## SUPPLIED MATERIAL
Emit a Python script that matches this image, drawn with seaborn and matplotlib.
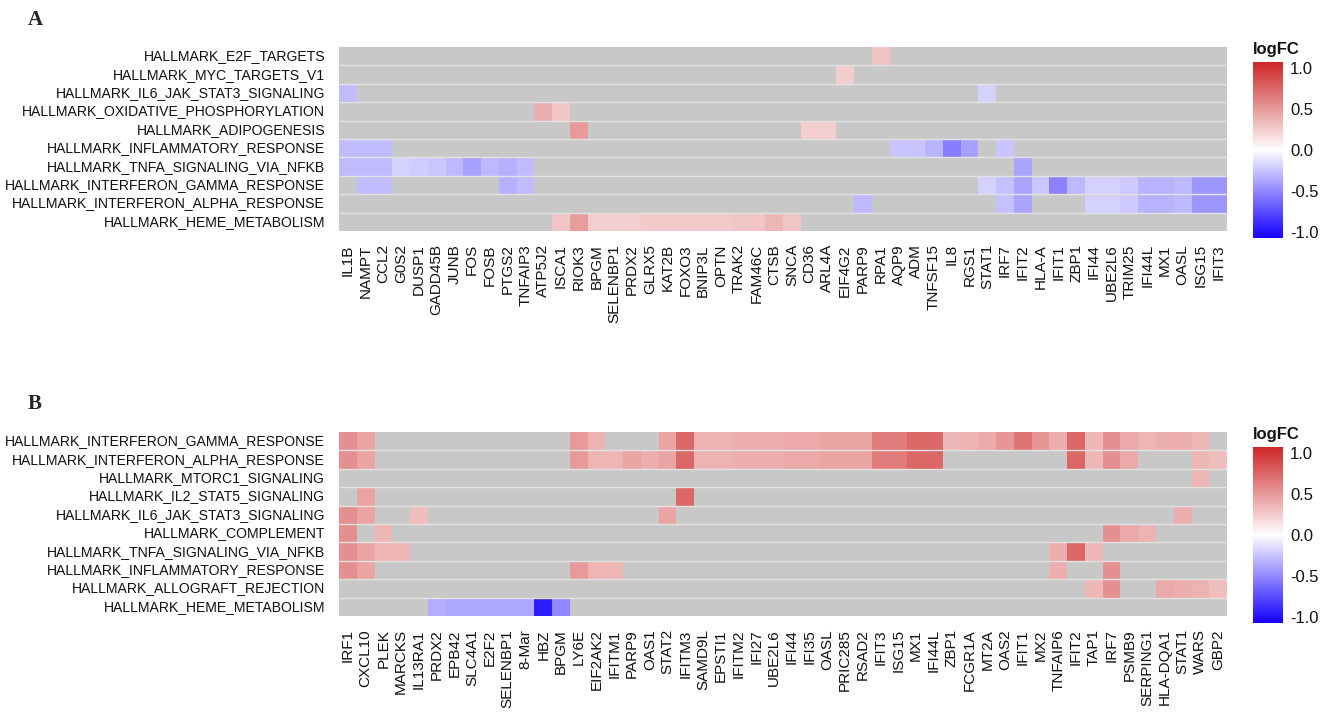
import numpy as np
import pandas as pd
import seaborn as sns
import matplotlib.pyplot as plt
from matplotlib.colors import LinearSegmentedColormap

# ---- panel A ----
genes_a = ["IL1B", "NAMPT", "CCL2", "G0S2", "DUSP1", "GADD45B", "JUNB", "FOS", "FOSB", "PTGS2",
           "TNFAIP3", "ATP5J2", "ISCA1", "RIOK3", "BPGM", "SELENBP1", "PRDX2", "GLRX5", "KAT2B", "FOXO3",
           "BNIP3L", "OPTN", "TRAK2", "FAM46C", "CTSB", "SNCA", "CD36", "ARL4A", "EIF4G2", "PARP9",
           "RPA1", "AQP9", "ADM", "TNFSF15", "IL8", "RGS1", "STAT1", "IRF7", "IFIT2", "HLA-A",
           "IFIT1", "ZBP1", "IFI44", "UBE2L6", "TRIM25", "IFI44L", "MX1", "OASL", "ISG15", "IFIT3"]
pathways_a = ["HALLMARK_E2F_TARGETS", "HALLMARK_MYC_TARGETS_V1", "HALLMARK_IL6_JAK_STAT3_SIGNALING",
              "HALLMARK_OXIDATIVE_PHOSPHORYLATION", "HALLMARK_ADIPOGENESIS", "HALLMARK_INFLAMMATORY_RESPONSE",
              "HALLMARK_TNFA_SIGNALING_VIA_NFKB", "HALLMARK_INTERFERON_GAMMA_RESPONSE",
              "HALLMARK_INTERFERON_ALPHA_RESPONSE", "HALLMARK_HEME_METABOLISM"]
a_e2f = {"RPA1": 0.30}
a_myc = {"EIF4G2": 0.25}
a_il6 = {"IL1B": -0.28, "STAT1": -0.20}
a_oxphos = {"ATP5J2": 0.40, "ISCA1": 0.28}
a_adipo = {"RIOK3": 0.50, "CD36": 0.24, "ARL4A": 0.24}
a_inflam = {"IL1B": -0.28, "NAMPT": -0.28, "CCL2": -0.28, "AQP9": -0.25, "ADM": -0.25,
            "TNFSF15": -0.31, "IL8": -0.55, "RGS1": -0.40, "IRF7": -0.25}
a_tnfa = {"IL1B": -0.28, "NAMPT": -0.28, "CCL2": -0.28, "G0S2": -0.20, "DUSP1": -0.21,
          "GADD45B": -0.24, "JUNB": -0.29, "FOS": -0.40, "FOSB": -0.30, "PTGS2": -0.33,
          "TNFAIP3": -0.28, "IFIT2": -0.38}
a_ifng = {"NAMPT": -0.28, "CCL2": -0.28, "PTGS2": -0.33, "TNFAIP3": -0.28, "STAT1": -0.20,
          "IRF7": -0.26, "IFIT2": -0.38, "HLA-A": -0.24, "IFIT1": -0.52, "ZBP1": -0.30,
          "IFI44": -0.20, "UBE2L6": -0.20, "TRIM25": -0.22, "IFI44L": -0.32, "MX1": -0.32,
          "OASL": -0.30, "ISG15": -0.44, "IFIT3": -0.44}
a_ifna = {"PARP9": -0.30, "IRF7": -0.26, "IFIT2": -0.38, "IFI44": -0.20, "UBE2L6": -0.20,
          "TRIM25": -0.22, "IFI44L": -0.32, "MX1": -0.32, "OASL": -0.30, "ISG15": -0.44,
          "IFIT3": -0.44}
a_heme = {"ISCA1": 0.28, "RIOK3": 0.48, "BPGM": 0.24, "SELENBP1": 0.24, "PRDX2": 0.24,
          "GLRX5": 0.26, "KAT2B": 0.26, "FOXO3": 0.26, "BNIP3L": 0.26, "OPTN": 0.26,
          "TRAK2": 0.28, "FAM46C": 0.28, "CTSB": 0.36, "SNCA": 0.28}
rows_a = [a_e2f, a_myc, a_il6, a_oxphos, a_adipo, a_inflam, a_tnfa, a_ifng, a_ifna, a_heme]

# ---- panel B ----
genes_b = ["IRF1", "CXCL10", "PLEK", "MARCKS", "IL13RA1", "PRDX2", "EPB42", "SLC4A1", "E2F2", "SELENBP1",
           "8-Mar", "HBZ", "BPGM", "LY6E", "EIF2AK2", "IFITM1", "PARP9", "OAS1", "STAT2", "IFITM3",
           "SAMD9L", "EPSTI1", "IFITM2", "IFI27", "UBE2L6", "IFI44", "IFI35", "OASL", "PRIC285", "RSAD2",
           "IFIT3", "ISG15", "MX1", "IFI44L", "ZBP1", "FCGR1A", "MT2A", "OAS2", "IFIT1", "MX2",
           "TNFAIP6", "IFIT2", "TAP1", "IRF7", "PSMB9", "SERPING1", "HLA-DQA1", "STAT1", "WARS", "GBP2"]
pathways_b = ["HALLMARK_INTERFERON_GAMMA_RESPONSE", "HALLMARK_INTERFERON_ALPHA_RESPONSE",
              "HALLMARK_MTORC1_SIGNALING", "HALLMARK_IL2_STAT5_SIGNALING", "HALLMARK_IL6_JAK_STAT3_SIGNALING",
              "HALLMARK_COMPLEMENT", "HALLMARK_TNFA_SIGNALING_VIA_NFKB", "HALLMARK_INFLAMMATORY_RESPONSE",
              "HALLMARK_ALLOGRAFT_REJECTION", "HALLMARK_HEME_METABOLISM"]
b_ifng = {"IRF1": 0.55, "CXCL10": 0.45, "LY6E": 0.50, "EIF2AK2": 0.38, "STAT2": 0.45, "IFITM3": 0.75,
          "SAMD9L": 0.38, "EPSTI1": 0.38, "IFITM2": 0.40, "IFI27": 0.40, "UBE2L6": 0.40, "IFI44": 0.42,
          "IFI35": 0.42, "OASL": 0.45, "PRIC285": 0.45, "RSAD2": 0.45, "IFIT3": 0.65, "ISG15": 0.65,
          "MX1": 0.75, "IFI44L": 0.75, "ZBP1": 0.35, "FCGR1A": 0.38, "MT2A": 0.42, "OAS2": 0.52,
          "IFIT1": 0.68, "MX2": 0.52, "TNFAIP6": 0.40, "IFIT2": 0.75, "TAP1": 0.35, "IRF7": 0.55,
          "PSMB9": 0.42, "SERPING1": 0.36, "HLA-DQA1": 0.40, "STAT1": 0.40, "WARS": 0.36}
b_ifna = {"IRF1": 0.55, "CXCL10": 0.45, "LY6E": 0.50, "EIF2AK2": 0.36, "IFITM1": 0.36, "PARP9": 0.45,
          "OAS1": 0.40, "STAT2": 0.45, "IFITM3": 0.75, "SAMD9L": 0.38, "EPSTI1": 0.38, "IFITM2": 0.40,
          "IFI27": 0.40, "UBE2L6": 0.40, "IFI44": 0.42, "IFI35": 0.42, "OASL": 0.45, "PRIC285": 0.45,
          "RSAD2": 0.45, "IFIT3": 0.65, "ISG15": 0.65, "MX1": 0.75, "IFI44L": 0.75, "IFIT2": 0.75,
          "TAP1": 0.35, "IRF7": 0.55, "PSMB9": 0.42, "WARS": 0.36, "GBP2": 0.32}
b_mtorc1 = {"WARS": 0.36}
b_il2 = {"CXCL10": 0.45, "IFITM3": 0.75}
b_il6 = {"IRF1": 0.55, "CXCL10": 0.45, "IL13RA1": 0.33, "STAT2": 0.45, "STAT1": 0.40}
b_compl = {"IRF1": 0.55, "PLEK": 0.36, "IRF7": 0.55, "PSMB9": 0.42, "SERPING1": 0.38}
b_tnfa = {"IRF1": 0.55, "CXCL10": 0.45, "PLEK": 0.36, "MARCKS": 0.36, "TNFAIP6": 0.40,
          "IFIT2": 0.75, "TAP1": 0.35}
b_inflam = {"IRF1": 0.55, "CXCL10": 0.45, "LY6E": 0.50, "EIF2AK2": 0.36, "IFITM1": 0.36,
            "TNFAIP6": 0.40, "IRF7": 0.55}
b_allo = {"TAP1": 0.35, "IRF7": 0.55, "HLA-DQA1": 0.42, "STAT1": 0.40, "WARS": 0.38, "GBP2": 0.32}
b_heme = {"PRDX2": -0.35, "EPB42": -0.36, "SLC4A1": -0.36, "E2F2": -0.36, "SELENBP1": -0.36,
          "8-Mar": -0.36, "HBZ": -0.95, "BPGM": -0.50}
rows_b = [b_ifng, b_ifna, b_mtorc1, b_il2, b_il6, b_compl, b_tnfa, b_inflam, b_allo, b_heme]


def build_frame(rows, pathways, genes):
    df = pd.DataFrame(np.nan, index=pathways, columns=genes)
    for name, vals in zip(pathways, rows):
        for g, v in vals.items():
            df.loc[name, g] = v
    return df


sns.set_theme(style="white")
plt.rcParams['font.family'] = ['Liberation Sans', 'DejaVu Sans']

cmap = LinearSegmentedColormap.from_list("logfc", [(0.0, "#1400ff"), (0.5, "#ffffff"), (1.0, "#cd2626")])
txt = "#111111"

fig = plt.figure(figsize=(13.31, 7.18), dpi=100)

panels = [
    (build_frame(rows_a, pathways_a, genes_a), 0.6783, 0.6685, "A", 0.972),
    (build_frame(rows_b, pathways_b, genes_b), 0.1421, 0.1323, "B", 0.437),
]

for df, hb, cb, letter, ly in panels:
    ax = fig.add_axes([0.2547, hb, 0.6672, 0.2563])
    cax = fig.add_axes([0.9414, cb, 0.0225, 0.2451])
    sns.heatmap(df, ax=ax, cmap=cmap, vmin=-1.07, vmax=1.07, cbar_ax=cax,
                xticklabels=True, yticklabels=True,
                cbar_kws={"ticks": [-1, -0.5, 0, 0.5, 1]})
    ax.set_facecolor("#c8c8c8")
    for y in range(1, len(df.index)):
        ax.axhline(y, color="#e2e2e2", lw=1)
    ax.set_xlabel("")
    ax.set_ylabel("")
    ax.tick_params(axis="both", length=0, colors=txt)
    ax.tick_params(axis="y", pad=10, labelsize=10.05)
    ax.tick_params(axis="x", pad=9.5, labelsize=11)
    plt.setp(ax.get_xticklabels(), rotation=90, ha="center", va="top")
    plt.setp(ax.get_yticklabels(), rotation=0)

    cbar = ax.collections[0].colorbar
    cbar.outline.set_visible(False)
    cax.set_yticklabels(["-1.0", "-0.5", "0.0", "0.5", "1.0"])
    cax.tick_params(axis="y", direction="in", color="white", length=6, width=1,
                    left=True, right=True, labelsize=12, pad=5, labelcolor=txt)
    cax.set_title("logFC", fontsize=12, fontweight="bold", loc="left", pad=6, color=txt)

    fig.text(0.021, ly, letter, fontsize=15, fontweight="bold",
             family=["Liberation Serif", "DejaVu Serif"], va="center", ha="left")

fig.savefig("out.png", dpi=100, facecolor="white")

## WORK INSTRUCTIONS
Pictures excluded, repeat exactly the lines from the top of the material through the line with "from matplotlib.colors import", including both of those lines.

## WRITTEN ANSWER
Emit a Python script that matches this image, drawn with seaborn and matplotlib.
import numpy as np
import pandas as pd
import seaborn as sns
import matplotlib.pyplot as plt
from matplotlib.colors import LinearSegmentedColormap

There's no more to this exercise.